Moreover, the Venezuelan government covered the cost of shipping the oil from its ports all the way to Singapore. That set the Chavez regime back an extra $3 per barrel, according to Jose Suarez Nunez, editor of energy newsletter Petrofinanzas. As a consequence, the trade turnover between the two countries mushroomed from $300 million in 2001 to $17 billion in 2011.
Venezuela's largest business partner remains the United States, despite American oil companies Exxon Mobil, ConocoPhillips and Chevron having their assets in Venezuela nationalized under Chavez. Last year, U.S. companies bought 984,000 barrels of oil per day from state-owned PDVSA, making Venezuela America’s fifth-largest oil supplier of oil and the U.S. responsible forabout half of Venezuela's oil exports.
These export run very smoothly indeed. In the U.S., PDVSA's subsidiary CITGO Petroleum Corporation imports and refines oil and petroleum products, and also markets and sells gasoline and lubricants through its vast network of filling stations. According to Venezuelan Minister of Petroleum and Mining Rafael Ramirez, to support the network of gas stations, the country sells crude oil to the U.S. at $3-4 below market prices.
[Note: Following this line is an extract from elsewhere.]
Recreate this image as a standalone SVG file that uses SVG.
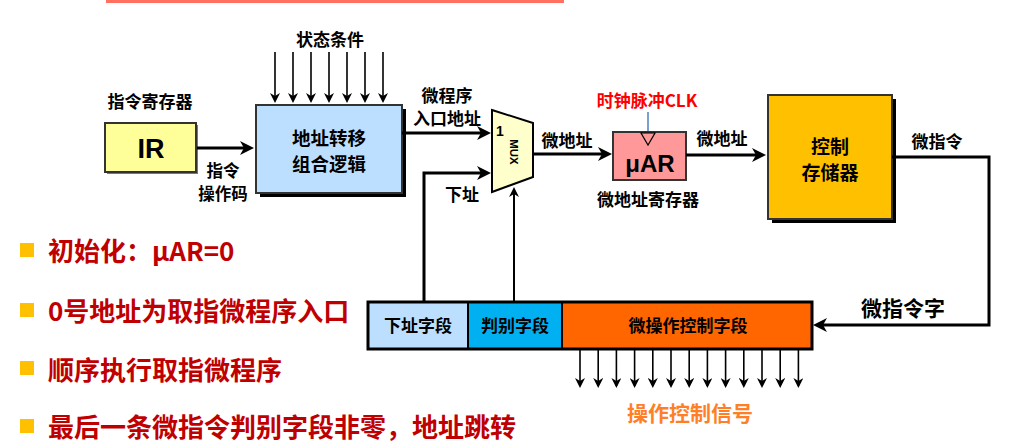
<svg xmlns="http://www.w3.org/2000/svg" width="1010" height="443" viewBox="0 0 1010 443">
  <style>
    .t { font-family: "Noto Sans CJK SC", "Liberation Sans", sans-serif; font-weight: bold; fill: #000; }
    .lbl { font-size: 17px; }
    .lat { font-family: "Liberation Sans", "DejaVu Sans", sans-serif; font-weight: bold; fill: #000; }
    .box { stroke: #333; stroke-width: 2; }
    .wire { fill: none; stroke: #000; stroke-width: 3; }
    .thin { fill: none; stroke: #000; stroke-width: 1.6; }
    .bullet { font-family: "Noto Sans CJK SC", "Liberation Sans", sans-serif; font-weight: bold; font-size: 26px; fill: #C00000; }
  </style>
  <defs>
    <marker id="arr" markerUnits="userSpaceOnUse" viewBox="0 0 14 14" refX="10" refY="7" markerWidth="14" markerHeight="14" orient="auto">
      <path d="M0,0 L14,7 L0,14 L4,7 z" fill="#000"/>
    </marker>
    <marker id="arrS" markerUnits="userSpaceOnUse" viewBox="0 0 10 10" refX="8" refY="5" markerWidth="10" markerHeight="10" orient="auto">
      <path d="M0,0 L10,5 L0,10 L3,5 z" fill="#000"/>
    </marker>
  </defs>

  <!-- title strip -->
  <rect x="106" y="0" width="458" height="3" fill="#FF7060"/>

  <!-- status condition inputs -->
  <g id="status">
    <text class="t lbl" x="330" y="46" text-anchor="middle">状态条件</text>
    <g class="thin" marker-end="url(#arrS)">
      <line x1="275" y1="52" x2="275" y2="101"/>
      <line x1="293" y1="52" x2="293" y2="101"/>
      <line x1="311" y1="52" x2="311" y2="101"/>
      <line x1="329" y1="52" x2="329" y2="101"/>
      <line x1="347" y1="52" x2="347" y2="101"/>
      <line x1="365" y1="52" x2="365" y2="101"/>
      <line x1="383" y1="52" x2="383" y2="101"/>
    </g>
  </g>

  <!-- instruction register -->
  <g id="ir">
    <text class="t lbl" x="150" y="108" text-anchor="middle">指令寄存器</text>
    <rect x="107" y="125" width="91" height="49" fill="#777"/>
    <rect class="box" x="105" y="123" width="91" height="49" fill="#FFFF99"/>
    <text class="lat" x="151" y="158" font-size="27" text-anchor="middle">IR</text>
  </g>

  <!-- address mapping logic -->
  <g id="addr-logic">
    <rect x="260" y="109" width="146" height="88" fill="#000"/>
    <rect class="box" x="256" y="105" width="146" height="88" fill="#BDDFFF"/>
    <text class="t" x="329" y="145" font-size="18.5" font-weight="normal" text-anchor="middle">地址转移</text>
    <text class="t" x="329" y="171" font-size="18.5" font-weight="normal" text-anchor="middle">组合逻辑</text>
  </g>

  <!-- multiplexer -->
  <g id="mux">
    <path d="M492,110 L533,123 L533,177 L492,192 z" fill="#FFFFCC" stroke="#000" stroke-width="2"/>
    <text class="lat" x="500" y="136" font-size="14" text-anchor="middle">1</text>
    <text class="lat" x="0" y="0" font-size="11.5" text-anchor="middle" transform="translate(510,152) rotate(90)">MUX</text>
  </g>

  <!-- micro address register -->
  <g id="uar">
    <text class="t lbl" x="647" y="107" text-anchor="middle" style="fill:#FF0000">时钟脉冲CLK</text>
    <line x1="648" y1="112" x2="648" y2="132" stroke="#4F81BD" stroke-width="1.5"/>
    <rect class="box" x="613" y="132" width="73" height="48" fill="#FF9999"/>
    <path d="M641,133 L655,133 L648,145 z" fill="none" stroke="#000" stroke-width="1.2"/>
    <text class="lat" x="650" y="172" font-size="24" text-anchor="middle">μAR</text>
    <text class="t lbl" x="648" y="206" text-anchor="middle">微地址寄存器</text>
  </g>

  <!-- control store -->
  <g id="cs">
    <rect x="772" y="99" width="124" height="124" fill="#000"/>
    <rect class="box" x="768" y="95" width="124" height="124" fill="#FFC000"/>
    <text class="t" x="830" y="154" font-size="19" text-anchor="middle">控制</text>
    <text class="t" x="830" y="180" font-size="19" text-anchor="middle">存储器</text>
  </g>

  <!-- microinstruction word -->
  <g id="word">
    <rect x="368" y="302" width="100" height="47" fill="#BDDFFF"/>
    <rect x="468" y="302" width="94" height="47" fill="#00B0F0"/>
    <rect x="562" y="302" width="250" height="47" fill="#FF6600"/>
    <rect x="368" y="302" width="444" height="47" fill="none" stroke="#000" stroke-width="3"/>
    <line x1="468" y1="302" x2="468" y2="349" stroke="#000" stroke-width="2"/>
    <line x1="562" y1="302" x2="562" y2="349" stroke="#000" stroke-width="2"/>
    <text class="t lbl" x="418" y="332" text-anchor="middle">下址字段</text>
    <text class="t lbl" x="515" y="332" text-anchor="middle">判别字段</text>
    <text class="t lbl" x="688" y="332" text-anchor="middle">微操作控制字段</text>
    <text class="t" x="903" y="316" font-size="21" text-anchor="middle">微指令字</text>
  </g>

  <!-- control signal outputs -->
  <g id="signals">
    <g class="thin" marker-end="url(#arrS)">
      <line x1="580" y1="350" x2="580" y2="386"/>
      <line x1="598.2" y1="350" x2="598.2" y2="386"/>
      <line x1="616.4" y1="350" x2="616.4" y2="386"/>
      <line x1="634.6" y1="350" x2="634.6" y2="386"/>
      <line x1="652.8" y1="350" x2="652.8" y2="386"/>
      <line x1="671" y1="350" x2="671" y2="386"/>
      <line x1="689.2" y1="350" x2="689.2" y2="386"/>
      <line x1="707.4" y1="350" x2="707.4" y2="386"/>
      <line x1="725.6" y1="350" x2="725.6" y2="386"/>
      <line x1="743.8" y1="350" x2="743.8" y2="386"/>
      <line x1="762" y1="350" x2="762" y2="386"/>
      <line x1="780.2" y1="350" x2="780.2" y2="386"/>
      <line x1="798.4" y1="350" x2="798.4" y2="386"/>
    </g>
    <text class="t" x="690" y="421" font-size="21" text-anchor="middle" style="fill:#FF7F27">操作控制信号</text>
  </g>

  <!-- connectors -->
  <g id="connectors">
    <line class="wire" x1="197" y1="148" x2="250" y2="148" marker-end="url(#arr)"/>
    <line class="wire" x1="402" y1="133" x2="487" y2="133" marker-end="url(#arr)"/>
    <path class="wire" d="M424,302 V173 H487" marker-end="url(#arr)"/>
    <line x1="514" y1="302" x2="514" y2="189" stroke="#000" stroke-width="2" marker-end="url(#arrS)"/>
    <line class="wire" x1="533" y1="154" x2="608" y2="154" marker-end="url(#arr)"/>
    <line class="wire" x1="686" y1="155" x2="762" y2="155" marker-end="url(#arr)"/>
    <path class="wire" d="M892,157 H989 V325 H817" marker-end="url(#arr)"/>
  </g>

  <!-- connector labels -->
  <g id="labels">
    <text class="t" x="223" y="177" font-size="16.5" text-anchor="middle">指令</text>
    <text class="t" x="223" y="200" font-size="16.5" text-anchor="middle">操作码</text>
    <text class="t lbl" x="447" y="102" text-anchor="middle">微程序</text>
    <text class="t lbl" x="447" y="125" text-anchor="middle">入口地址</text>
    <text class="t lbl" x="462" y="201" text-anchor="middle">下址</text>
    <text class="t lbl" x="567" y="147" text-anchor="middle">微地址</text>
    <text class="t lbl" x="722" y="145" text-anchor="middle">微地址</text>
    <text class="t lbl" x="937" y="148" text-anchor="middle">微指令</text>
  </g>

  <!-- notes -->
  <g id="notes">
    <rect x="20" y="243" width="14" height="14" fill="#FFC000"/>
    <rect x="20" y="303" width="14" height="14" fill="#FFC000"/>
    <rect x="20" y="361" width="14" height="14" fill="#FFC000"/>
    <rect x="20" y="419" width="14" height="14" fill="#FFC000"/>
    <text class="bullet" x="48" y="261">初始化：μAR=0</text>
    <text class="bullet" x="48" y="321">0号地址为取指微程序入口</text>
    <text class="bullet" x="48" y="380">顺序执行取指微程序</text>
    <text class="bullet" x="48" y="437">最后一条微指令判别字段非零，地址跳转</text>
  </g>
</svg>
Today, no one knows exactly what will happen in Venezuela following Chavez’s death. Political chaos, a military coup or civil war are some of the risks that potential oil players in Venezuela could face. There is even a chance that opposition leader Henrique Capriles, who secured 45 percent of the vote in October’s presidential election, could come to power in the upcoming election.
During his campaign last year, Capriles announced that he would not review the country's oil contracts with Russia (unlike its arms contracts). But there can be little doubt that Capriles would try to improve relations with other key partners. It is not ruled out that in the allocation of contracts, Russian oil companies would be offered something under the residual principle.
Last summer, Chavez spoke about a meeting in October 2010 with Russia's then-President Dmitry Medvedev. Topping the agenda was oil, and Chavez then asked his counterpart: "What else can we sell you?" Medvedev just shrugged, "Maybe flowers?" Chavez leaped onto his chair: "Flowers, great! We have lots of plantations that grow flowers. We also have agave, which we use to produce local vodka, known as coqui. We'll ship that to you as well — it will compete with your vodka. We'll drown Russia in coqui!”